Citi News can confirm that SSNIT and SIC Life’s shareholding in UMB has been diluted by 50% following what appears to be the two state-owned entities’ lack of understanding of the transaction they entered into with Fortiz in the takeover of the erstwhile troubled Merchant Bank.
Prior to the troubles of the hitherto wholly state owned Merchant Bank, SSNIT controlled an 89.6% stake with the remaining 10.4% belonging to SIC Life.
The National Pension Fund manager SSNIT and SIC Life sold 90% of the bank to fortiz, with the expectation that they could claw back more shares when a plan put in place by the special purpose vehicle the Merban Assets Recovery Trust (MART) succeeds in recovering more than 30% of the bank’s bad or impaired loans.
The new majority owners of the bank, however, opted for a cause of action which resulted in increasing their grip in UMB and effectively reducing the state owned entities’ shares from 10% to a mere 5% jointly.
It is recalled that following debt troubles in 2013, Merchant bank was acquired by Fortiz, a Private Equity Fund.
Fortiz paid GH¢90 million for a majority stake in the bank with the understanding that an additional injection of GHS 50 million would be injected within a six month period.
The amount gave them a controlling stake of 90 per cent in the bank, leaving the minority 10 per cent to the country’s pensions fund manager, SSNIT and the SIC Life Limited.
But after an initial payment of GHS 10 million to UMB as equity capital, by Fortiz, it entered into an unsecured, subordinated debt instrument facility, referred to as a convertible loan with the bank, through which an additional GHS 40 was invested into UMB.
Soon after it was concluded, the loan was converted into equity, in accordance with the Term sheet as approved by the AGM.
This led to SSNIT shares reducing from 8.96 to 4.43% of the company, and valued at GHS 2,565, 537, while that of SIC life reduced from 1.04% to 0.51% and valued at GHS 297, 780
Unhappy with the turn of events, SSNIT and SIC Life took Fortiz and UMB to arbitration, in January 2017 claiming among other things that it was not right for Fortiz to use the means it did to acquire more shares in the bank. The arbitration panel however roundly rejected the claims by the two, stating “even if the deal struck by the claimants does not appear to be very favourable to them, that deal is what has to be enforced.”

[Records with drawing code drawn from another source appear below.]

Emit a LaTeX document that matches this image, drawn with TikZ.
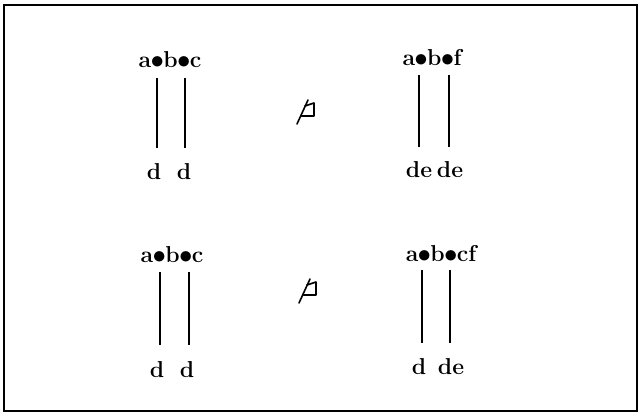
\documentclass[tikz,border=0pt]{standalone}
\usepackage{amsmath,amssymb}
\usetikzlibrary{positioning}
\newcommand{\bul}{\kern-0.03em\raisebox{-0.03em}{\scalebox{1.08}{$\bullet$}}\kern-0.03em}
\tikzset{
    % bold terms
    term/.style={font=\fontsize{23}{27}\selectfont\bfseries, inner sep=0pt},
    % vertical links under the bullets
    link/.style={line width=1.4pt},
    frame/.style={line width=1.4pt},
    % hand drawn "not below" sign
    nsign/.style={line width=1.6pt, line join=round, line cap=round},
}
\begin{document}
\begin{tikzpicture}[x=1pt,y=-1pt]
  \useasboundingbox (0,0) rectangle (640,415);
  \draw[frame] (4,5) rectangle (637,411);

  % upper left
  \node[term] (ul) at (170,60) {a\bul b\bul c};
  \coordinate (ul1) at (157,78);  \coordinate (ul1e) at (157,148);
  \coordinate (ul2) at (185,78);  \coordinate (ul2e) at (185,148);
  \draw[link] (ul1) -- (ul1e);
  \draw[link] (ul2) -- (ul2e);
  \node[term] (uld1) at (154,172) {d};
  \node[term] (uld2) at (184,172) {d};

  % upper right
  \node[term] (ur) at (432,58) {a\bul b\bul f};
  \coordinate (ur1) at (419,75);  \coordinate (ur1e) at (419,147);
  \coordinate (ur2) at (449,75);  \coordinate (ur2e) at (449,147);
  \draw[link] (ur1) -- (ur1e);
  \draw[link] (ur2) -- (ur2e);
  \node[term] (urd1) at (419,170) {de};
  \node[term] (urd2) at (450,170) {de};

  % lower left
  \node[term] (ll) at (172,255) {a\bul b\bul c};
  \coordinate (ll1) at (160,272); \coordinate (ll1e) at (160,345);
  \coordinate (ll2) at (189,272); \coordinate (ll2e) at (189,345);
  \draw[link] (ll1) -- (ll1e);
  \draw[link] (ll2) -- (ll2e);
  \node[term] (lld1) at (157,370) {d};
  \node[term] (lld2) at (187,370) {d};

  % lower right
  \node[term] (lr) at (441,254) {a\bul b\bul cf};
  \coordinate (lr1) at (422,270); \coordinate (lr1e) at (422,343);
  \coordinate (lr2) at (450,270); \coordinate (lr2e) at (450,343);
  \draw[link] (lr1) -- (lr1e);
  \draw[link] (lr2) -- (lr2e);
  \node[term] (lrd1) at (419,367) {d};
  \node[term] (lrd2) at (451,367) {de};

  % the two signs
  \draw[nsign] (297,124) -- (308,100);
  \draw[nsign] (305,106) -- (314,103) -- (314,116) -- (301.5,116);
  \draw[nsign] (299,303) -- (310,279);
  \draw[nsign] (307,285) -- (316,282) -- (316,295) -- (303.5,295);
\end{tikzpicture}
\end{document}
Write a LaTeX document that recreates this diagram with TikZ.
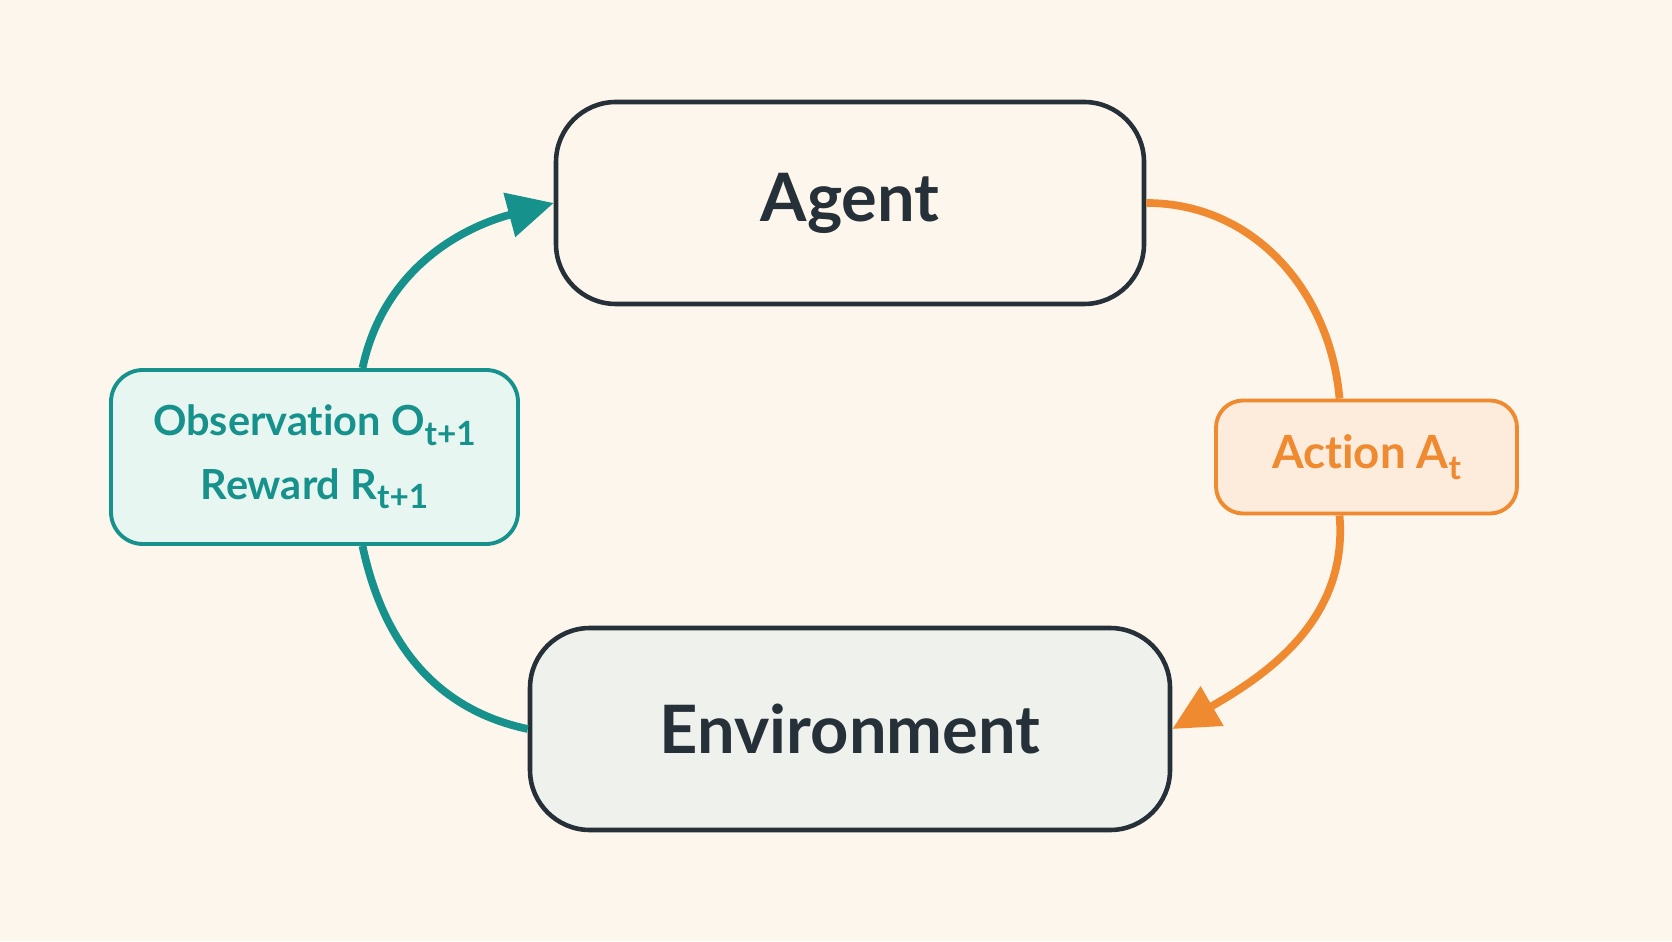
\documentclass[tikz,border=0pt]{standalone}
\usepackage{fontspec}
\setmainfont[Ligatures=NoCommon]{Lato}
\usepackage{tikz}
\usetikzlibrary{arrows.meta,calc,positioning}
\definecolor{RlCream}{HTML}{FDF6EC}
\definecolor{RlInk}{HTML}{263038}
\definecolor{RlTeal}{HTML}{17918B}
\definecolor{RlTealFill}{HTML}{E8F6F2}
\definecolor{RlOrange}{HTML}{F08A30}
\definecolor{RlOrangeFill}{HTML}{FDEBDB}
\definecolor{RlEnvFill}{HTML}{EFF2EC}
\newcommand{\RlSub}[1]{\raisebox{-0.45ex}{\fontsize{9.5}{9.5}\selectfont #1}}
\tikzset{
  mainbox/.style={draw=RlInk,line width=1.3pt,rounded corners=0.6cm,
    minimum height=2.02cm,font=\fontsize{19}{24}\selectfont\bfseries,text=RlInk},
  tealbox/.style={draw=RlTeal,fill=RlTealFill,line width=1.1pt,rounded corners=0.32cm,
    minimum width=4.07cm,minimum height=1.74cm,align=center,
    font=\fontsize{11.8}{18}\selectfont\bfseries,text=RlTeal},
  orangebox/.style={draw=RlOrange,fill=RlOrangeFill,line width=1.1pt,rounded corners=0.27cm,
    minimum width=3.01cm,minimum height=1.13cm,
    font=\fontsize{13}{18}\selectfont\bfseries,text=RlOrange},
  tealflow/.style={RlTeal,line width=2.2pt},
  orangeflow/.style={RlOrange,line width=2.2pt},
  bigtip/.style={-{Triangle[length=4.6mm,width=4.4mm]}}
}
\begin{document}
\begin{tikzpicture}
  \fill[RlCream] (0,0) rectangle (16.72,9.41);
  \useasboundingbox (0,0) rectangle (16.72,9.41);
  % loop boxes
  \node[mainbox,fill=RlCream,minimum width=5.88cm] (agent) at (8.50,7.38) {Agent};
  \node[mainbox,fill=RlEnvFill,minimum width=6.40cm] (env) at (8.50,2.12) {Environment};
  \node[tealbox] (obs) at (3.145,4.84) {Observation O\RlSub{t+1}\\Reward R\RlSub{t+1}};
  \node[orangebox] (act) at (13.665,4.84) {Action A\RlSub{t}};
  % flows
  \draw[orangeflow] (agent.east) to[out=0,in=95] ([xshift=-2.7mm]act.north);
  \draw[orangeflow,bigtip] ([xshift=-2.7mm]act.south) to[out=-85,in=30] (env.east);
  \draw[tealflow] (env.west) to[out=168,in=-78] ([xshift=4.8mm]obs.south);
  \draw[tealflow,bigtip] ([xshift=4.8mm]obs.north) to[out=78,in=195] (agent.west);
\end{tikzpicture}
\end{document}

The tribunal explained further that the money paid by Fortiz to acquire shares in UMB could have been paid to SSNIT & SIC Life, “But this was not the option chosen….Rather, they agreed to use this consideration paid by the First Respondent (Fortiz) to increase the capital adequacy ratio of the bank.”
“This therefore is the agreement that has to be enforced, even though its consequence was inevitably to dilute the shareholding of the claimants” Citi News information reveals that the case put forward by the claimants gives the impression that they did not seem to appreciate sufficiently the extent of the consensual diminution of their interests in the bank.”
What is baffling is how SSNIT and SIC life did not seem to know that the clause in the Share Sale and Purchase Agreement (SPSA) that they were relying on to claw back some shareholding, section 4.7 was illegal and in breach of the Companies Act, 1963.
Fortiz in their response to the claims by the two pointed out that the “Book debts and any recoveries mad were assets of UMB and could not be shared among its shareholders. Clause 4.7 of the SPSA was therefore contrary to law and therefore unenforceable.”
In a chastening arbitration award in June 2017 , the arbitration panel noted that the “there had not been sufficient or adequate preparation of the claimant’s case, adding that “the case presented to the tribunal differed in material parts from what has been pleaded.”
The panel chaired by eminent Ghanaian , Justice Date-Bah, with Prof Emeritus Albert K Fiadjoe and Felix Addo as Arbitrators, denied all the reliefs sought by the claimants and dismissed their claims in its entirety.
This latest development has brought to the fore more questions about the competence of the Management of SSNIT in the whole transaction, as Ghanaians come to terms with the $72 million OBS deal.